Around that time I started reading programming blogs, and found out about source control, in the form of Subversion, a rather important topic that no programming book seems to mention. Seriously, apart from Code Complete, which mentions it in glancingly a few times, the only book on my shelf that explains source control at all is the Linux Bible, 2009 edition. And that's talking about CVS. Now for all Subversion's faults, any source control is better than no source control. Later I was introduced to git and DVCS in general by some friends, and it's now my preferred form of source control (git for all Linux projects, hg if I have to work with Windows users). It didn't exist at the time, but for anyone looking for a good DVCS tutorial now, I reccomend Joel Spolsky's hginit. Even if you plan on using git or another program afterwards, it's the best basic explanation of the concepts of DVCS I've seen.

This was the only book to mention version control. Going back to my own journey, after that time in PHP, and several ill-fated projects, countless attempts at building a forum, a incomplete social network, and a completed, if basic, social network that I failed to get anyone to join, I moved on to Javascript. I spent ages messing about in that, making small scripts to move things around, before getting more ambitious. Yet again, I returned to the idea of a simcity clone. Given that this was before canvas became well supported or known about, the core of the program used a 200x200 table for the game's grid. It was every bit as slow as that sounds.

After a while of this, I returned to trying to make GUI desktop apps. I know, I know, many considering this a step backwards from web apps, but at the time, I couldn't think of many examples of web apps that had progressed of the "Oh, that's mildly interesting" stage. I had used Swing before, in my failed Simcity game, but wasn't particularly impressed by it. I gave SWT a go, before giving up again. I guess my problem with GUI apps resolves from my desire to control every last detail, compared to the designer-tool-centric design of most of the GUI toolkits. Somewhat bored with GUI apps again, but also bored of the general dislike of my main language, PHP, I went on a quick tour of several languages, including C#, C++, Ruby, Python, Ruby again, before finally deciding on Python as my new favourite.

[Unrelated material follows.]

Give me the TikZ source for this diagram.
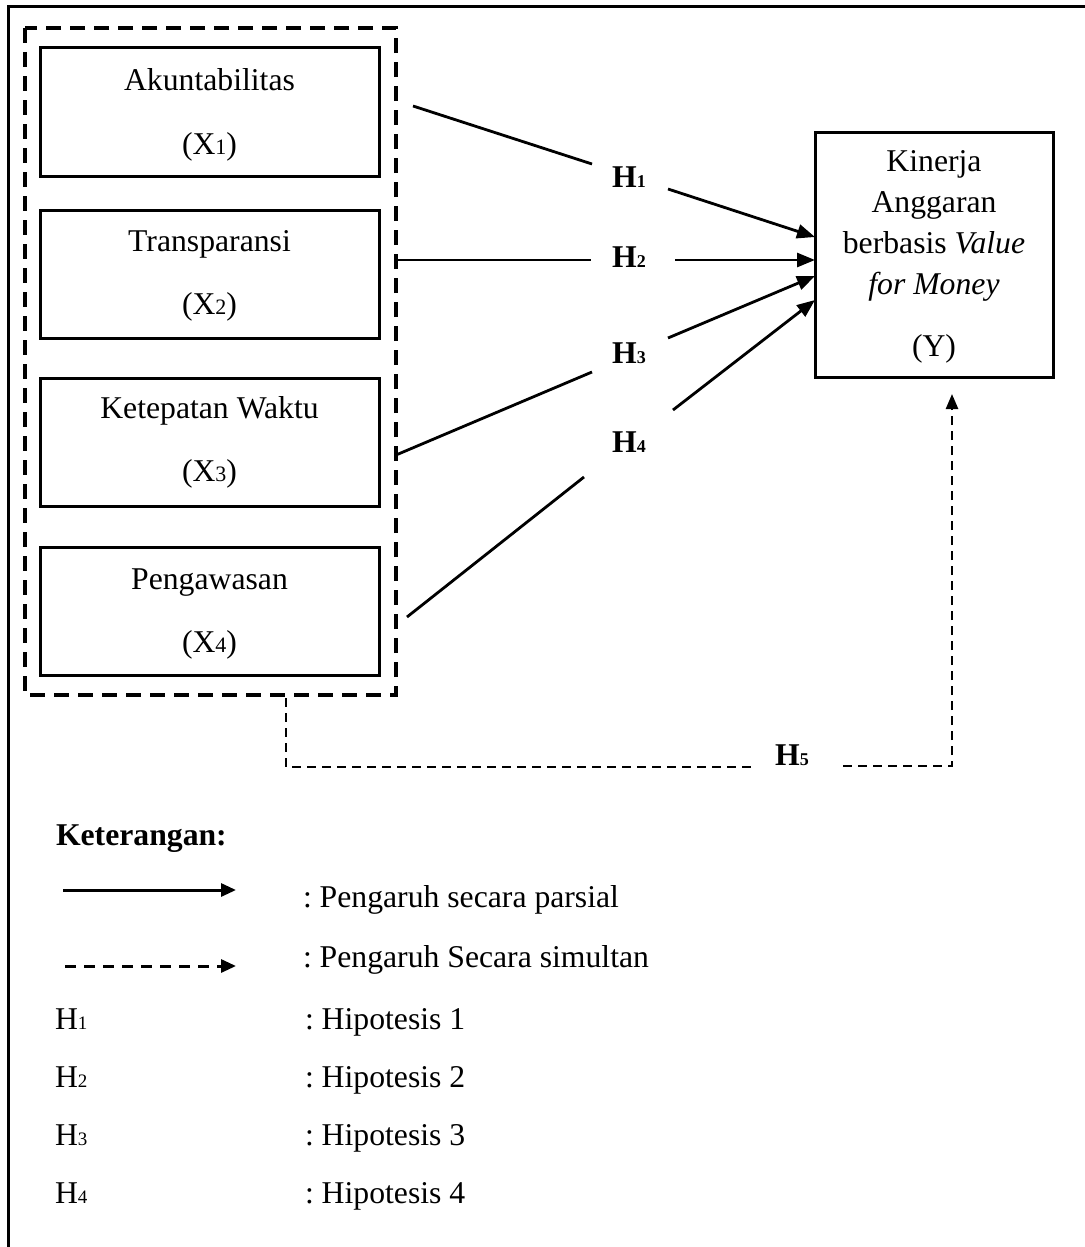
\documentclass[tikz,border=0pt]{standalone}
\usepackage{fontspec}
\setmainfont{Liberation Serif}
\usetikzlibrary{arrows.meta}
\frenchspacing
\newcommand{\sbs}[1]{{\fontsize{19}{19}\selectfont #1}}
\newcommand{\sbx}[1]{{\fontsize{22}{22}\selectfont #1}}
\newcommand{\sbh}[1]{{\fontsize{18}{18}\selectfont #1}}
\begin{document}
\begin{tikzpicture}[x=1pt,y=-1pt,
  every node/.style={font=\fontsize{31.7}{38}\selectfont, inner sep=0pt, outer sep=0pt},
  varbox/.style={draw, line width=3pt, minimum width=339pt, minimum height=128pt},
  txt/.style={anchor=base},
  ltxt/.style={anchor=base west},
  hlab/.style={anchor=base, font=\fontsize{31.7}{38}\selectfont\bfseries},
  arr/.style={line width=2.8pt, -{Triangle[length=18pt,width=14pt]}},
  ln/.style={line width=2.8pt},
  grp/.style={line width=4pt, dash pattern=on 15pt off 9pt},
  sim/.style={line width=2.5pt, dash pattern=on 9pt off 6pt},
  simarr/.style={sim, -{Triangle[length=15pt,width=12pt]}}
]
\useasboundingbox (0,0) rectangle (1084,1247);
\fill[white] (0,0) rectangle (1084,1247);
% outer frame (right and bottom edges are outside the picture)
\draw[line width=3pt] (8,1260) -- (8,7) -- (1095,7);

% dashed group
\draw[grp] (25,28) rectangle (396,695);

% independent variable boxes
\node[varbox] (x1) at (209.5,112) {};
\node[varbox] (x2) at (209.5,274) {};
\node[varbox] (x3) at (209.5,442) {};
\node[varbox] (x4) at (209.5,611) {};
\node[txt] (t1) at (209.5,90) {Akuntabilitas};
\node[txt] (s1) at (209.5,154) {(X\sbx{1})};
\node[txt] (t2) at (209.5,251) {Transparansi};
\node[txt] (s2) at (209.5,314) {(X\sbx{2})};
\node[txt] (t3) at (209.5,418) {Ketepatan Waktu};
\node[txt] (s3) at (209.5,481) {(X\sbx{3})};
\node[txt] (t4) at (209.5,589) {Pengawasan};
\node[txt] (s4) at (209.5,652) {(X\sbx{4})};

% dependent variable
\node[draw, line width=3pt, minimum width=238pt, minimum height=245pt] (Y) at (934,254.5) {};
\node[txt] (y1) at (934,171) {Kinerja};
\node[txt] (y2) at (934,212) {Anggaran};
\node[txt] (y3) at (934,253) {berbasis \textit{Value}};
\node[txt] (y4) at (934,294) {\textit{for Money}};
\node[txt] (y5) at (934,356) {(Y)};

% hypothesis labels
\node[hlab] (H1) at (629,187) {H\sbh{1}};
\node[hlab] (H2) at (629,267) {H\sbh{2}};
\node[hlab] (H3) at (629,363) {H\sbh{3}};
\node[hlab] (H4) at (629,452) {H\sbh{4}};
\node[hlab] (H5) at (792,765) {H\sbh{5}};

% coordinates for connector ends
\coordinate (a1) at (413,106);  \coordinate (b1) at (592,164);
\coordinate (c1) at (668,189);  \coordinate (e1) at (815,237);
\coordinate (a2) at (396,260);  \coordinate (b2) at (591,260);
\coordinate (c2) at (675,260);  \coordinate (e2) at (815,260);
\coordinate (a3) at (396,455);  \coordinate (b3) at (592,372);
\coordinate (c3) at (668,338);  \coordinate (e3) at (815,276);
\coordinate (a4) at (407,617);  \coordinate (b4) at (584,477);
\coordinate (c4) at (673,410);  \coordinate (e4) at (815,300);

\draw[ln] (a1) -- (b1);  \draw[arr] (c1) -- (e1);
\draw[ln] (a2) -- (b2);  \draw[arr] (c2) -- (e2);
\draw[ln] (a3) -- (b3);  \draw[arr] (c3) -- (e3);
\draw[ln] (a4) -- (b4);  \draw[arr] (c4) -- (e4);

% simultaneous path H5
\coordinate (g0) at (286,698);
\coordinate (g1) at (286,767);
\coordinate (g2) at (752,767);
\coordinate (g3) at (843,766);
\coordinate (g4) at (952,766);
\coordinate (g5) at (952,394);
\draw[sim] (g0) -- (g1) -- (g2);
\draw[simarr] (g3) -- (g4) -- (g5);

% legend
\node[ltxt, font=\fontsize{31.7}{38}\selectfont\bfseries] (ket) at (56,845) {Keterangan:};
\coordinate (la1) at (63,890);  \coordinate (lb1) at (236,890);
\coordinate (la2) at (65,966);  \coordinate (lb2) at (236,966);
\draw[line width=3pt, -{Triangle[length=15pt,width=13pt]}] (la1) -- (lb1);
\draw[line width=3pt, dash pattern=on 11pt off 8pt, -{Triangle[length=15pt,width=13pt]}] (la2) -- (lb2);
\node[ltxt] (l1) at (303,907) {: Pengaruh secara parsial};
\node[ltxt] (l2) at (303,967) {: Pengaruh Secara simultan};
\node[ltxt] (k1) at (55,1029) {H\sbs{1}};
\node[ltxt] (k2) at (55,1087) {H\sbs{2}};
\node[ltxt] (k3) at (55,1145) {H\sbs{3}};
\node[ltxt] (k4) at (55,1203) {H\sbs{4}};
\node[ltxt] (d1) at (305,1029) {: Hipotesis 1};
\node[ltxt] (d2) at (305,1087) {: Hipotesis 2};
\node[ltxt] (d3) at (305,1145) {: Hipotesis 3};
\node[ltxt] (d4) at (305,1203) {: Hipotesis 4};
\end{tikzpicture}
\end{document}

Around this time, I switched to Linux as my primary OS. I'd tinkered with Linux for a while before this, but had always been too used to Windows to actually make the switch until then. Since then, Windows has been mostly relegated to use for gaming and iTunes.

I spent a while coding in Python, before going on a short hiatus from programming for a while, being somewhat bored as all the languages I learned being roughly the same at this stage, and no new ideas for a project to keep me interested. Projects are another thing I recommend to anyone starting to teach yourself programming, as even the failed ones or ones you get bored of are a good learning experience, especially if you have others looking over the code.

After a while, I decided to learn a less mainstream programming language, and after a quick straw poll on Twitter, Haskell emerged the winner. Luckily for me, Haskell has a good beginner's tutorial, Learn You a Haskell. I've heard it described as like Why's Poignant Guide, but it's not really. It's much more to the point which works for me (I'm sorry to say I found Why's Guide a rather boring read, having too much unneeded meandering with stories. But I accept it's good for others). It is a rather basic tutorial, but there is also Real World Haskell for when you need to go further, even if it isn't as well done.

And now, my current project is to write an IRC bot in Haskell to learn Haskell better. I'm still learning and improving, and it's going to be a handy headstart for college that I have all this done already, so the story goes on.